Q4: Why is there a first burn (Δv₁) and a second burn (Δv₂)?

A: The first burn (Δv₁) boosts the spacecraft into an elliptical transfer orbit (the Hohmann ellipse) with its periapsis touching the initial orbit. The second burn (Δv₂) is performed at the apoapsis of this ellipse to circularize the orbit at the desired final radius.

Q5: How does the "Gravitational Parameter (GM)" affect the calculation?

A: The Gravitational Parameter (GM) is a key input. It determines the strength of the central body's gravitational field. A larger GM requires higher orbital velocities and thus higher delta-V values for transfers, assuming the same radii. It's crucial to select the correct GM for the central body (e.g., Earth, Sun, Mars).

Q6: Can I use this calculator for an inward transfer (from a higher to a lower orbit)?

A: Yes, the formulas for a Hohmann transfer are symmetrical.
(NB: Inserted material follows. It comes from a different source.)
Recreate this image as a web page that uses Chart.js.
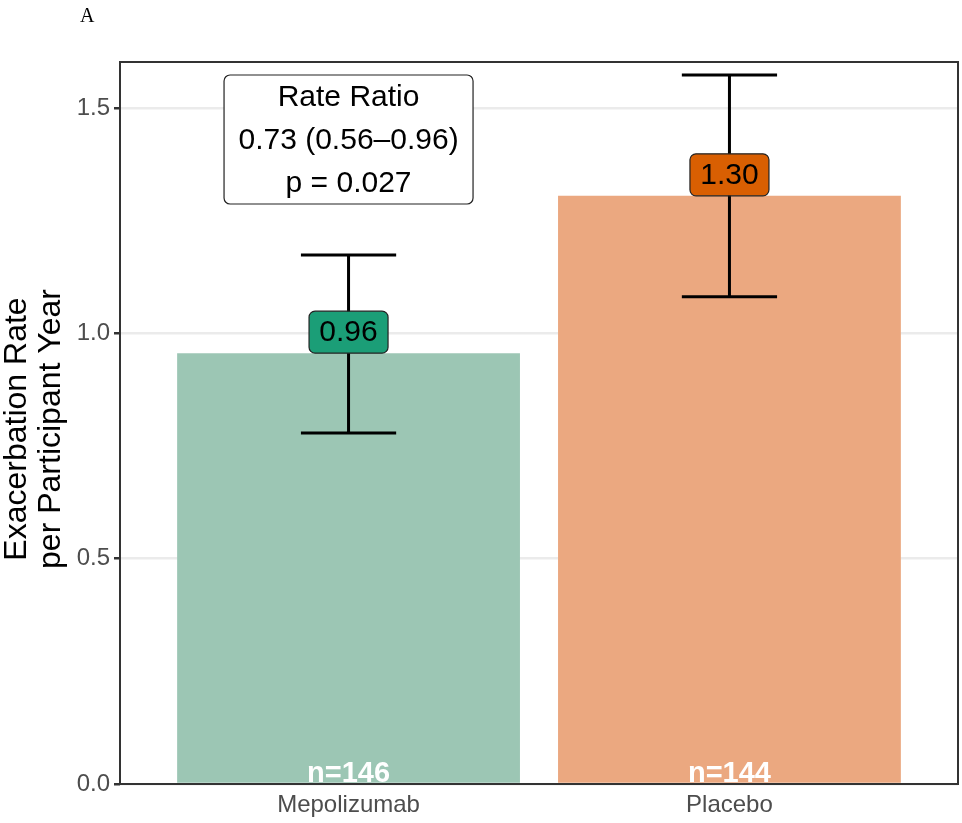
<!DOCTYPE html>
<html>
<head>
<meta charset="utf-8">
<script src="https://cdn.jsdelivr.net/npm/chart.js@4"></script>
<style>
  html, body { margin: 0; padding: 0; background: #fff; }
  #wrap { position: relative; width: 962px; height: 823px; }
</style>
</head>
<body>
<div id="wrap"><canvas id="chart" width="962" height="823"></canvas></div>
<script>
const groups = ["Mepolizumab", "Placebo"];
const groupPos = [1, 2];
const rates = [0.956, 1.305];
const rateLabels = ["0.96", "1.30"];
const ciLow = [0.779, 1.081];
const ciHigh = [1.174, 1.573];
const counts = ["n=146", "n=144"];
const barColors = ["#9cc6b4", "#eba880"];
const labelColors = ["#1b9e77", "#d95f02"];
const yTicks = [0, 0.5, 1.0, 1.5];
const ratioText = ["Rate Ratio", "0.73 (0.56\u20130.96)", "p = 0.027"];

const FONT = "'Liberation Sans', Arial, Helvetica, sans-serif";

const extras = {
  id: "extras",
  afterDatasetsDraw(chart) {
    const ctx = chart.ctx;
    const x = chart.scales.x, y = chart.scales.y;
    const area = chart.chartArea;
    ctx.save();

    // error bars
    ctx.strokeStyle = "#000";
    ctx.lineWidth = 3;
    groupPos.forEach((p, i) => {
      const cx = x.getPixelForValue(p);
      const half = x.getPixelForValue(p + 0.125) - cx;
      const yl = y.getPixelForValue(ciLow[i]);
      const yh = y.getPixelForValue(ciHigh[i]);
      ctx.beginPath();
      ctx.moveTo(cx, yl); ctx.lineTo(cx, yh);
      ctx.moveTo(cx - half, yl); ctx.lineTo(cx + half, yl);
      ctx.moveTo(cx - half, yh); ctx.lineTo(cx + half, yh);
      ctx.stroke();
    });

    // value labels (bottom edge on the bar top)
    ctx.font = "30px " + FONT;
    ctx.textAlign = "center";
    ctx.textBaseline = "middle";
    groupPos.forEach((p, i) => {
      const cx = x.getPixelForValue(p);
      const yb = y.getPixelForValue(rates[i]);
      const w = 79, h = 42;
      ctx.beginPath();
      ctx.roundRect(cx - w / 2, yb - h, w, h, 6);
      ctx.fillStyle = labelColors[i];
      ctx.fill();
      ctx.lineWidth = 1.2;
      ctx.strokeStyle = "#222";
      ctx.stroke();
      ctx.fillStyle = "#000";
      ctx.fillText(rateLabels[i], cx, yb - h / 2 + 1);
    });

    // n labels
    ctx.font = "bold 29px " + FONT;
    ctx.fillStyle = "#fff";
    ctx.textBaseline = "alphabetic";
    groupPos.forEach((p, i) => {
      ctx.fillText(counts[i], x.getPixelForValue(p), area.bottom - 2);
    });

    // rate ratio box
    const bx = x.getPixelForValue(1);
    const by = y.getPixelForValue(1.43);
    const bw = 249, bh = 129;
    ctx.beginPath();
    ctx.roundRect(bx - bw / 2, by - bh / 2, bw, bh, 6);
    ctx.fillStyle = "#fff";
    ctx.fill();
    ctx.lineWidth = 1.2;
    ctx.strokeStyle = "#222";
    ctx.stroke();
    ctx.font = "30px " + FONT;
    ctx.fillStyle = "#000";
    ctx.textBaseline = "middle";
    ratioText.forEach((t, k) => {
      ctx.fillText(t, bx, by - 42 + k * 43);
    });

    // panel border
    ctx.lineWidth = 2;
    ctx.strokeStyle = "#333";
    ctx.strokeRect(area.left, area.top, area.right - area.left, area.bottom - area.top);

    // panel tag
    ctx.font = "20px 'Liberation Serif', 'DejaVu Serif', serif";
    ctx.fillStyle = "#000";
    ctx.textAlign = "left";
    ctx.textBaseline = "alphabetic";
    ctx.fillText("A", 80, 22);

    // y title
    ctx.save();
    ctx.translate(0, (area.top + area.bottom) / 2 + 6);
    ctx.rotate(-Math.PI / 2);
    ctx.font = "32px " + FONT;
    ctx.textAlign = "center";
    ctx.textBaseline = "alphabetic";
    ctx.fillText("Exacerbation Rate", 0, 26);
    ctx.fillText("per Participant Year", 0, 60);
    ctx.restore();

    ctx.restore();
  }
};

new Chart(document.getElementById("chart"), {
  type: "bar",
  data: {
    datasets: [{
      data: groupPos.map((p, i) => ({ x: p, y: rates[i] })),
      backgroundColor: barColors,
      borderWidth: 0,
      barPercentage: 0.9,
      categoryPercentage: 1.0
    }]
  },
  options: {
    responsive: false,
    animation: false,
    layout: { padding: { top: 62, right: 4, left: 0, bottom: 0 } },
    plugins: { legend: { display: false }, tooltip: { enabled: false } },
    scales: {
      x: {
        type: "linear",
        offset: false,
        min: 0.4,
        max: 2.6,
        afterBuildTicks: (s) => { s.ticks = groupPos.map(v => ({ value: v })); },
        afterFit: (s) => { s.height = 39; },
        grid: { display: false, drawTicks: false, offset: false },
        border: { display: false },
        ticks: {
          padding: 7,
          color: "#4d4d4d",
          font: { size: 24, family: FONT },
          callback: (v) => groups[groupPos.indexOf(v)] || ""
        }
      },
      y: {
        min: 0,
        max: 1.602,
        afterBuildTicks: (s) => { s.ticks = yTicks.map(v => ({ value: v })); },
        afterFit: (s) => { s.width = 120; },
        grid: {
          color: "#ebebeb",
          lineWidth: 2.5,
          tickColor: "#333",
          tickWidth: 2.5,
          tickLength: 6
        },
        border: { display: false },
        ticks: {
          padding: 4,
          color: "#4d4d4d",
          font: { size: 24, family: FONT },
          callback: (v) => v.toFixed(1)
        }
      }
    }
  },
  plugins: [extras]
});
</script>
</body>
</html>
If you input a larger initial radius (r₁) and a smaller final radius (r₂), the calculator will correctly provide the delta-V for an inward transfer. The first burn would be retrograde (decelerating) to drop into the elliptical transfer orbit, and the second burn would also be retrograde to circularize at the lower altitude.

Q7: What do the different unit options mean for the Hohmann Transfer Calculator?

A: The unit options allow you to perform calculations and view results in your preferred system. For example, you can input radii in kilometers, meters, or astronomical units (AU) and view velocities in km/s or m/s, and time in days, hours, minutes, or seconds. The calculator handles all necessary internal conversions to ensure accuracy, regardless of your chosen display units.

Q8: What is the significance of the "Transfer Time"?

A: The transfer time represents the duration it takes for the spacecraft to travel from the initial orbit to the final orbit along the Hohmann ellipse. This is half the orbital period of the transfer ellipse and is crucial for mission planning, especially for interplanetary missions where specific launch windows are required.